James William Miller is Australia's least likely sexual assailant and serial killer of young women. James Miller is a homosexual. Yet, by his own admission, in December 1976 and January 1977 he helped the man he loved, Christopher Robin Worrell, dispose of the bodies of seven young women who Worrell had sexually assaulted and then murdered while Miller was waiting nearby.
James Miller led police to the buried remains of some of the victims and for his part in the crimes is serving six life sentences for murder in South Australia's Yatala Prison. But while Miller admits that he drove the vehicle that Worrell used to pick the young women up in and then left Worrell to commit murder in private before returning to the vehicle and driving Worrell and the deceased women to the outskirts of South Australia's capital, Adelaide, and helping to bury their bodies, Miller steadfastly denies helping Worrell abduct the victims or that he assisted in the sexual assaults and murders that followed.
The only person who could prove James Miller's innocence is the alleged murderer, 23-year-old Christopher Robin Worrell. But Chris Worrell is dead. James Miller has never had sex with a woman. He is a convicted thief, but he has no record of violence. At the time of the murders he was 38 years old.
"I was there at the time and for that I am guilty of an unforgivable felony," Miller has said from his Adelaide prison cell. "I fully deserve the life sentences I am currently serving. I am serving out a life sentence for Chris. But I never killed any of those girls. That's the truth."
|James Miller during a protest in prison|
Miller has been protesting his innocence of murder for years, on occasion backing up his pleas with rooftop gaol protest strikes, including one that lasted for 43 days.

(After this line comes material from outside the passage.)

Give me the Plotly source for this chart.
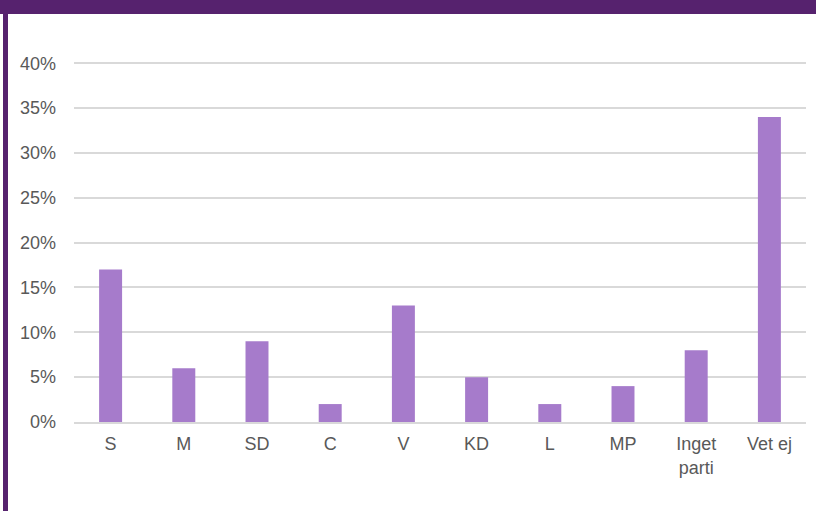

But he has been ignored by authorities and his conviction stands.
South Australian Chief Justice Len King agreed that Miller should be granted another hearing on the grounds that the judge at his trial, Mr Justice Matheson, had instructed the jury to find Miller guilty of murder even though he had pleaded not guilty.
The Attorney-General, Chris Sumner, refused to grant a retrial. Miller maintained: "They can give me life for knowing about the murders and not reporting them. But they charged me with murder as a pay back for not informing on Worrell. It's a load of bullshit. At least one of the jurists at my trials knows the truth. In 1987 he (the juror) paid a couple of hundred dollars out of his own pocket to help hire a lawyer to petition the Attorney-General for a retrial. If a jurist does this, he must have a fair idea of what really happened."
Protesting his innocence, Miller said: "Nobody turns into a cold-blooded murderer overnight or helps commit murder. I'm just an ordinary thief, no killer. I have never been a violent man."